In terms of space exploration he only thinks in terms of manned travel and does not consider that unmanned probes would precede people in order to reconnoitre destinations (remarkably the Venusian expedition’s rocket is capable of horizontal atmospheric flight, a capability it has to employ in order to find a suitable landing spot, and a number are tested before one is located).  He underestimates just how long it takes to put a space project together, and the idea that a country could expect to build substantial infrastructure in space without other countries knowing what they were doing is not feasible.

He assumed, not unreasonably but incorrectly, that space stations (1990s in his scheme) would precede a moon expedition (2020s).  His view of Venus as a perpetually raining place proved to be wide of the mark, as did his assumption that plant life would exist on both Mars and Venus (and basic creatures, including lungfish, on the latter).  Most of all he is touchingly optimistic about Britain’s financial ability to mount a space programme, build a space station and have a permanent, albeit budget-priced, settlement on the moon alongside the Americans and Soviets.
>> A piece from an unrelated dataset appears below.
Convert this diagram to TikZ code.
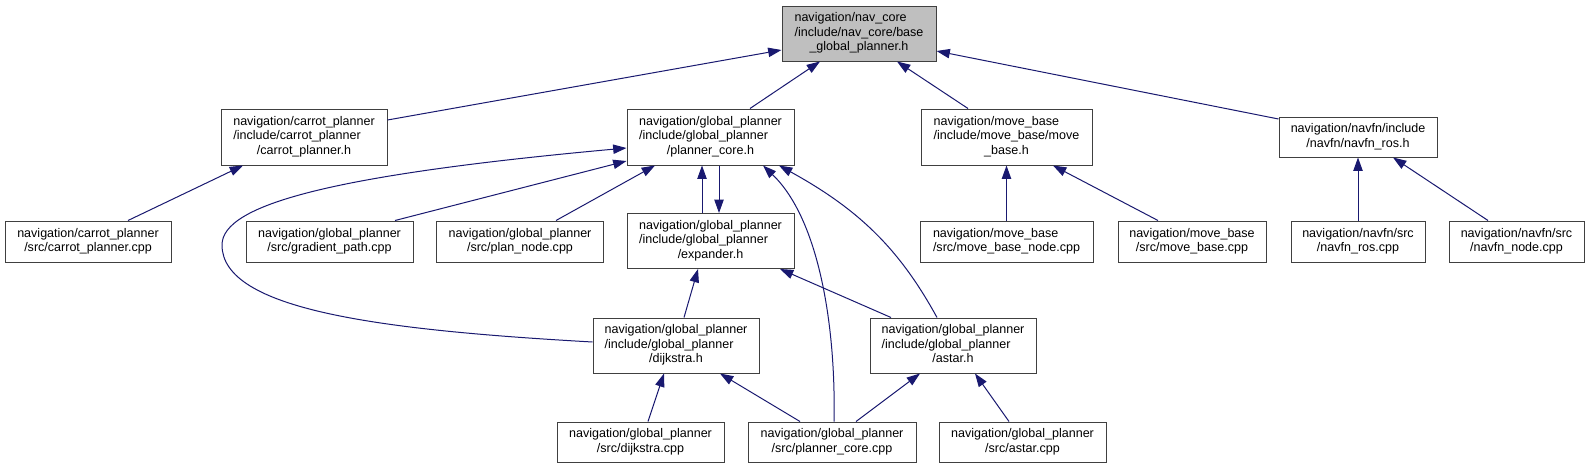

Despite the technical aspects having dated badly, and the two-dimensional characters being merely vehicles for his ideas, Wyndham’s vision of space exploration is essentially a positive one.  Even though the impetus for the move into space is undertaken to gain national advantage, ultimately the outward urge puts those national rivalries into their proper perspective.  Part of the Troon family emigrates to Brazil, changing the name to Trunho, and a branch later becomes Australian.  After Brazil ‘annexes’ space as a province, two Troon cousins cooperate to challenge its claim.  In the diplomatic row which follows the covert Australian landing on Venus, Troons are on opposing sides, and it is a result of Brazil’s defeat that Space declares independence, free of control by any single terrestrial state.  The Troons, like space itself, cannot be claimed by one country, but are international harbingers of humanity’s outward journey, representing possibly the next step in its evolution.